Murański unosił ręce w geście triumfu. On i jego obóz byli przekonani, że wygrali ten pojedynek. Sędziowie uważali inaczej. Imponująca trzecia runda ich nie przekonała i to Tańcula został ogłoszony zwycięzcą.
- To są jakieś żarty, zwycięzca nie może się podnieść. O co tu chodzi? Ja wygrałem przecież tą walkę. Co może mówić więcej niż obraz, który mam za sobą, że będą go wynosić na noszach - krzyczał do mikrofonu Mateusz Murański, gdy Tańcula leżał w oktagonie i podawano mu tlen.

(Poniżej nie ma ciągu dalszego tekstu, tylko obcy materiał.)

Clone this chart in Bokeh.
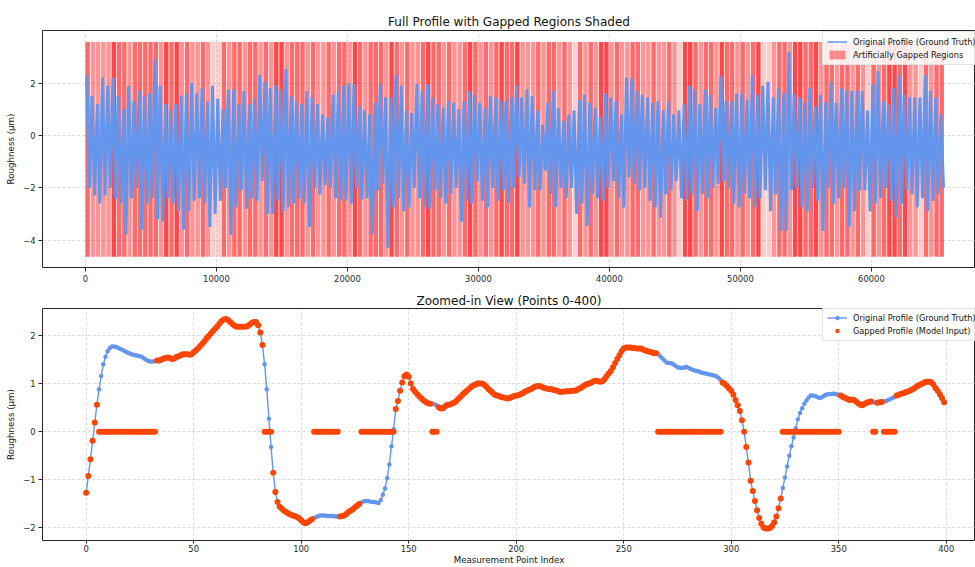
import numpy as np
from bokeh.plotting import figure
from bokeh.models import Range1d, ColumnDataSource, Legend, LegendItem, FixedTicker
from bokeh.layouts import column
from bokeh.embed import file_html
from bokeh.resources import INLINE

FONT = "DejaVu Sans"
BLUE = "#6495ED"
ORANGE = "#FF4500"
RED = "#FF0000"

# ---------------- full profile: 65 536 points, summarised per 400-point block ----------------
N_POINTS = 65536
BLOCK = 400

block_high = [
    2.3, 1.5, 1.2, 2.2, 1.9, 2.2, 1.5, 1.0, 1.9, 1.3, 1.7, 1.5, 1.6, 2.9, 1.9, 1.2, 1.0, 1.2, 1.5, 1.6,
    2.0, 1.6, 1.8, 1.3, 1.9, 1.4, 1.0, 1.75, 1.75, 1.2, 1.7, 1.2, 1.4, 2.3, 2.05, 1.8, 1.9, 1.75, 2.55, 1.5,
    1.3, 1.2, 1.7, 1.45, 1.2, 0.8, 0.7, 1.55, 1.7, 1.9, 2.0, 1.95, 1.1, 0.95, 0.8, 1.25, 1.95, 1.45, 1.45, 2.3,
    1.9, 0.95, 0.85, 1.95, 1.7, 1.95, 1.45, 1.2, 1.05, 1.3, 1.25, 1.0, 1.3, 1.7, 1.55, 1.25, 1.05, 1.5, 1.45, 1.35,
    1.3, 1.45, 1.9, 1.45, 1.75, 1.5, 0.95, 0.4, 1.25, 1.7, 1.05, 0.55, 0.8, 0.95, 1.35, 1.55, 1.25, 1.05, 0.7, 1.6,
    1.45, 1.3, 0.8, 2.2, 2.15, 1.7, 1.55, 1.45, 1.25, 1.3, 0.95, 1.3, 0.8, 0.95, 1.2, 1.9, 1.75, 1.2, 1.75, 1.55,
    1.05, 2.25, 1.3, 1.3, 1.6, 1.6, 1.35, 2.3, 1.55, 1.9, 2.05, 1.45, 1.8, 1.6, 3.2, 1.55, 1.45, 1.25, 1.8, 1.1,
    1.55, 1.25, 2.05, 1.25, 1.8, 1.7, 1.7, 1.7, 1.7, 0.95, 1.95, 2.45, 1.3, 1.2, 1.8, 2.3, 1.55, 1.45, 1.45, 1.45,
    2.3, 1.7, 1.45, 0.8,
]
block_low = [
    -2.0, -2.3, -2.6, -2.3, -2.0, -2.4, -2.6, -3.8, -2.4, -2.0, -3.6, -2.6, -2.4, -3.2, -3.3, -2.4, -2.6, -2.9, -3.6, -2.9,
    -2.5, -2.4, -2.6, -3.5, -3.0, -2.5, -2.0, -3.8, -2.75, -2.1, -2.8, -2.4, -2.5, -1.75, -3.0, -3.0, -2.5, -2.9, -2.75, -2.6,
    -2.4, -2.6, -3.5, -2.0, -2.25, -1.9, -2.0, -2.4, -2.5, -2.45, -2.6, -2.0, -2.45, -2.4, -3.8, -2.1, -1.85, -4.3, -2.75, -2.4,
    -2.9, -2.75, -2.0, -2.4, -2.75, -2.8, -2.1, -2.4, -2.6, -2.25, -2.0, -3.3, -2.5, -2.6, -1.75, -2.5, -2.75, -2.0, -2.5, -2.1,
    -2.6, -2.0, -1.6, -1.85, -2.75, -2.1, -2.1, -1.35, -2.25, -2.75, -2.0, -2.4, -2.0, -3.0, -2.6, -3.45, -2.25, -2.4, -2.5, -2.0,
    -1.75, -2.4, -2.75, -1.6, -1.85, -2.1, -2.0, -2.5, -2.75, -3.15, -2.25, -2.1, -1.75, -2.4, -2.5, -2.25, -2.9, -2.25, -2.4, -2.0,
    -1.85, -1.75, -2.0, -2.6, -2.75, -2.25, -2.4, -2.75, -2.4, -2.1, -2.9, -2.25, -3.65, -3.65, -2.1, -2.0, -2.75, -2.9, -2.0, -2.5,
    -3.65, -2.0, -2.6, -2.4, -2.0, -3.5, -2.9, -2.1, -2.1, -2.9, -2.6, -2.4, -2.0, -2.5, -3.15, -2.6, -2.1, -2.25, -2.75, -2.4,
    -2.9, -2.5, -2.25, -2.0,
]
# share of each block that was blanked out: 0 none, 1 light, 2 medium, 3 heavy
gap_density = [
    2, 1, 1, 1, 1, 3, 2, 2, 1, 2, 2, 2, 2, 2, 1, 3, 2, 3, 1, 2, 1, 1, 2, 1, 0, 0, 2, 1, 2, 2, 1, 2, 2, 1, 2, 1, 3, 3, 1, 2, 2,
    2, 1, 2, 1, 1, 2, 1, 2, 2, 1, 3, 2, 1, 2, 2, 2, 1, 3, 2, 1, 2, 1, 1, 2, 3, 2, 2, 1, 2, 1, 1, 2, 3, 2, 1, 2, 1, 2, 3, 2, 2,
    3, 1, 1, 1, 2, 1, 2, 2, 1, 2, 1, 0, 2, 1, 2, 1, 3, 3, 1, 2, 1, 1, 2, 2, 1, 1, 2, 1, 1, 2, 1, 0, 3, 3, 2, 1, 2, 2, 1, 3, 2,
    2, 1, 2, 1, 2, 3, 0, 0, 1, 2, 2, 1, 3, 3, 2, 2, 3, 1, 2, 2, 1, 2, 2, 1, 2, 1, 0, 2, 1, 2, 3, 3, 2, 3, 1, 1, 0, 2, 1, 2, 2,
]
shade_bottom, shade_top = -4.64, 3.57

# ---------------- first 400 measurement points ----------------
zoom_profile = [
    -1.27, -0.92, -0.57, -0.19, 0.19, 0.56, 0.88, 1.16, 1.40, 1.56, 1.67, 1.74, 1.77, 1.77, 1.76, 1.74, 1.72, 1.70, 1.67, 1.65,
    1.63, 1.61, 1.60, 1.59, 1.58, 1.57, 1.55, 1.52, 1.49, 1.47, 1.46, 1.46, 1.47, 1.48, 1.48, 1.50, 1.52, 1.53, 1.54, 1.53,
    1.51, 1.52, 1.55, 1.57, 1.59, 1.61, 1.61, 1.61, 1.60, 1.61, 1.65, 1.69, 1.73, 1.78, 1.83, 1.88, 1.94, 1.99, 2.04, 2.09,
    2.14, 2.19, 2.25, 2.30, 2.33, 2.34, 2.32, 2.28, 2.24, 2.20, 2.18, 2.18, 2.18, 2.18, 2.18, 2.19, 2.22, 2.26, 2.28, 2.28,
    2.21, 2.06, 1.80, 1.40, 0.88, 0.27, -0.32, -0.85, -1.25, -1.46, -1.56, -1.60, -1.64, -1.67, -1.70, -1.72, -1.74, -1.75, -1.77, -1.80,
    -1.84, -1.88, -1.90, -1.88, -1.85, -1.82, -1.79, -1.77, -1.75, -1.74, -1.74, -1.74, -1.75, -1.75, -1.75, -1.75, -1.76, -1.76, -1.76, -1.75,
    -1.74, -1.71, -1.67, -1.64, -1.61, -1.57, -1.54, -1.50, -1.47, -1.45, -1.44, -1.44, -1.45, -1.46, -1.46, -1.47, -1.48, -1.42, -1.31, -1.18,
    -0.96, -0.68, -0.30, 0.05, 0.47, 0.64, 0.85, 1.02, 1.15, 1.19, 1.14, 1.00, 0.89, 0.83, 0.78, 0.73, 0.69, 0.65, 0.62, 0.59,
    0.58, 0.58, 0.57, 0.55, 0.51, 0.48, 0.49, 0.53, 0.56, 0.56, 0.58, 0.60, 0.63, 0.68, 0.72, 0.77, 0.81, 0.85, 0.89, 0.93,
    0.96, 0.98, 1.00, 1.00, 1.00, 0.98, 0.94, 0.89, 0.85, 0.81, 0.77, 0.75, 0.74, 0.72, 0.71, 0.70, 0.69, 0.70, 0.72, 0.74,
    0.75, 0.76, 0.78, 0.80, 0.83, 0.85, 0.87, 0.89, 0.92, 0.94, 0.95, 0.95, 0.93, 0.91, 0.90, 0.89, 0.89, 0.87, 0.86, 0.85,
    0.83, 0.83, 0.83, 0.84, 0.84, 0.84, 0.85, 0.85, 0.86, 0.89, 0.91, 0.94, 0.97, 0.99, 1.00, 1.02, 1.05, 1.06, 1.05, 1.04,
    1.05, 1.09, 1.15, 1.21, 1.26, 1.34, 1.43, 1.51, 1.59, 1.67, 1.73, 1.75, 1.75, 1.75, 1.74, 1.74, 1.73, 1.73, 1.73, 1.71,
    1.69, 1.67, 1.66, 1.65, 1.63, 1.63, 1.61, 1.57, 1.52, 1.48, 1.44, 1.43, 1.42, 1.40, 1.37, 1.34, 1.33, 1.33, 1.33, 1.35,
    1.33, 1.31, 1.29, 1.27, 1.26, 1.25, 1.23, 1.22, 1.21, 1.20, 1.19, 1.18, 1.17, 1.15, 1.12, 1.08, 1.02, 0.99, 0.95, 0.90,
    0.85, 0.77, 0.66, 0.55, 0.43, 0.24, 0.00, -0.32, -0.64, -1.02, -1.23, -1.44, -1.63, -1.79, -1.91, -1.99, -2.01, -2.01, -2.00, -1.96,
    -1.88, -1.76, -1.59, -1.39, -1.17, -0.95, -0.72, -0.50, -0.30, -0.12, 0.07, 0.26, 0.39, 0.49, 0.58, 0.65, 0.71, 0.75, 0.75, 0.74,
    0.72, 0.70, 0.71, 0.74, 0.77, 0.78, 0.78, 0.79, 0.79, 0.78, 0.77, 0.75, 0.72, 0.70, 0.68, 0.66, 0.67, 0.66, 0.63, 0.59,
    0.56, 0.55, 0.58, 0.60, 0.62, 0.63, 0.61, 0.60, 0.60, 0.61, 0.62, 0.63, 0.64, 0.66, 0.68, 0.70, 0.72, 0.75, 0.77, 0.79,
    0.80, 0.82, 0.83, 0.85, 0.87, 0.90, 0.93, 0.96, 0.98, 1.00, 1.03, 1.04, 1.04, 1.03, 0.98, 0.91, 0.85, 0.78, 0.70, 0.61,
]
# inclusive index runs that were blanked (set to zero) in the model input
gap_spans = [(6, 32), (83, 86), (106, 117), (128, 143), (161, 163),
             (266, 295), (324, 350), (366, 367), (371, 376)]

TICK_PX = "8.4px"
LABEL_PX = "8.7px"


def style(p, xticks, yticks):
    p.outline_line_color = "#262626"
    p.outline_line_width = 1
    p.title.text_font = FONT
    p.title.text_font_size = "12px"
    p.title.text_font_style = "normal"
    p.title.align = "center"
    p.title.text_color = "#111111"
    for ax in (p.xaxis[0], p.yaxis[0]):
        ax.axis_line_color = None
        ax.major_tick_line_color = "#262626"
        ax.major_tick_in = 0
        ax.major_tick_out = 4
        ax.minor_tick_line_color = None
        ax.major_label_text_font = FONT
        ax.major_label_text_font_size = TICK_PX
        ax.major_label_text_color = "#262626"
        ax.major_label_standoff = 3
        ax.axis_label_text_font = FONT
        ax.axis_label_text_font_size = LABEL_PX
        ax.axis_label_text_font_style = "normal"
        ax.axis_label_text_color = "#111111"
        ax.axis_label_standoff = 4
    p.xaxis[0].ticker = FixedTicker(ticks=xticks)
    p.yaxis[0].ticker = FixedTicker(ticks=yticks)
    p.yaxis[0].major_label_overrides = {t: ("\u2212" + str(abs(t))) for t in yticks if t < 0}
    for g in (p.xgrid[0], p.ygrid[0]):
        g.grid_line_color = "#b0b0b0"
        g.grid_line_alpha = 0.6
        g.grid_line_dash = "3 2"
        g.grid_line_width = 0.8


def style_legend(leg):
    leg.label_text_font = FONT
    leg.label_text_font_size = "8.2px"
    leg.label_text_color = "#111111"
    leg.border_line_color = "#cccccc"
    leg.border_line_width = 1
    leg.background_fill_alpha = 0.85
    leg.padding = 4
    leg.spacing = 2
    leg.margin = 0
    leg.glyph_width = 20
    leg.glyph_height = 11
    leg.label_height = 11
    leg.label_standoff = 6


# ---------------- top: full profile with gapped blocks shaded ----------------
TOP_FRAME_H = 237
top = figure(width=975, height=290, output_backend="svg", toolbar_location=None,
             x_range=Range1d(-3277, 67944), y_range=Range1d(-5.05, 4.01),
             min_border_left=42, min_border_right=0, min_border_top=30, min_border_bottom=23,
             title="Full Profile with Gapped Regions Shaded")
top.title.standoff = 4
style(top, list(range(0, 70000, 10000)), [-4, -2, 0, 2])
top.yaxis[0].axis_label = "Roughness (\u00b5m)"

n_blocks = len(gap_density)
starts = np.arange(n_blocks) * BLOCK
ends = np.minimum(starts + 0.85 * BLOCK, N_POINTS - 1)
alpha_for_level = {0: 0.2, 1: 0.42, 2: 0.58, 3: 0.72}
shade_src = ColumnDataSource(dict(
    left=starts, right=ends,
    bottom=[shade_bottom] * n_blocks, top=[shade_top] * n_blocks,
    alpha=[alpha_for_level[g] for g in gap_density],
))
shade = top.quad(left="left", right="right", bottom="bottom", top="top", source=shade_src,
                 fill_color=RED, fill_alpha="alpha", line_color=None)

trace_x, trace_y = [], []
for k, (hi, lo) in enumerate(zip(block_high, block_low)):
    trace_x += [k * BLOCK + 0.25 * BLOCK, k * BLOCK + 0.75 * BLOCK]
    trace_y += [hi, lo]
# thin copy underneath the dense trace: it gives the legend a thin line sample
trace_thin = top.line(trace_x, trace_y, line_color=BLUE, line_width=1.5)
top.line(trace_x, trace_y, line_color=BLUE, line_width=3.0)

light_block = gap_density.index(1)
top_legend = Legend(items=[
    LegendItem(label="Original Profile (Ground Truth)", renderers=[trace_thin]),
    LegendItem(label="Artificially Gapped Regions", renderers=[shade], index=light_block),
], location=(780, TOP_FRAME_H - 3 - 32))
style_legend(top_legend)
top.add_layout(top_legend)

# ---------------- bottom: first 400 points ----------------
bottom = figure(width=975, height=277, output_backend="svg", toolbar_location=None,
                x_range=Range1d(-20.3, 413.6), y_range=Range1d(-2.26, 2.56),
                min_border_left=42, min_border_right=0, min_border_top=15, min_border_bottom=25,
                title="Zoomed-in View (Points 0-400)")
bottom.title.standoff = 2
style(bottom, list(range(0, 401, 50)), [-2, -1, 0, 1, 2])
bottom.yaxis[0].axis_label = "Roughness (\u00b5m)"
bottom.xaxis[0].axis_label = "Measurement Point Index"
bottom.xaxis[0].major_tick_out = 3
bottom.xaxis[0].major_label_standoff = 1
bottom.xaxis[0].axis_label_standoff = 0

idx = np.arange(len(zoom_profile))
truth = np.array(zoom_profile, dtype=float)
gapped = truth.copy()
for a, b in gap_spans:
    gapped[a:b + 1] = 0.0

src = ColumnDataSource(dict(idx=idx, truth=truth, gapped=gapped))
r_line = bottom.line("idx", "truth", source=src, line_color=BLUE, line_width=1.4)
r_pts = bottom.scatter("idx", "truth", source=src, size=4.5, fill_color=BLUE, line_color=None)
r_gap = bottom.scatter("idx", "gapped", source=src, size=6, fill_color=ORANGE, line_color=None)

bottom_legend = Legend(items=[
    LegendItem(label="Original Profile (Ground Truth)", renderers=[r_line, r_pts]),
    LegendItem(label="Gapped Profile (Model Input)", renderers=[r_gap]),
], location=(780, 199))
style_legend(bottom_legend)
bottom.add_layout(bottom_legend)

layout = column(top, bottom, spacing=0)
open("out.html", "w").write(file_html(layout, INLINE))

Juz po zakończeniu gali Fame MMA 10 jeszcze ostrzej o postawie sędziów wypowiedział się Jacek Murański, ojciec "Murana" dla mma.pl.
- Ktoś gruby szmal postawił na Tańculę. To nawet nie jest wałek dziesięciolecia, to jest wałek stulecia. Tak samo można powiedzieć, że Bitwę Berlińską w 1945 roku wygrał Hitler. Tak proszę państwa Hitler wygrał II wojnę światową, a Tańcula jest teraz na SOR i został zabrany przez sanitariuszy - mówił z ironią wściekły ojciec.
- Błąd popełniliśmy, bo mogliśmy Tańculę zniszczyć w pierwszej rundzie, ale chcieliśmy go bić i karać przez trzy rundy za wszystko to, co zrobił naszej rodzinie. On nas upokorzył - dodał Jacek Murański dla mma.pl.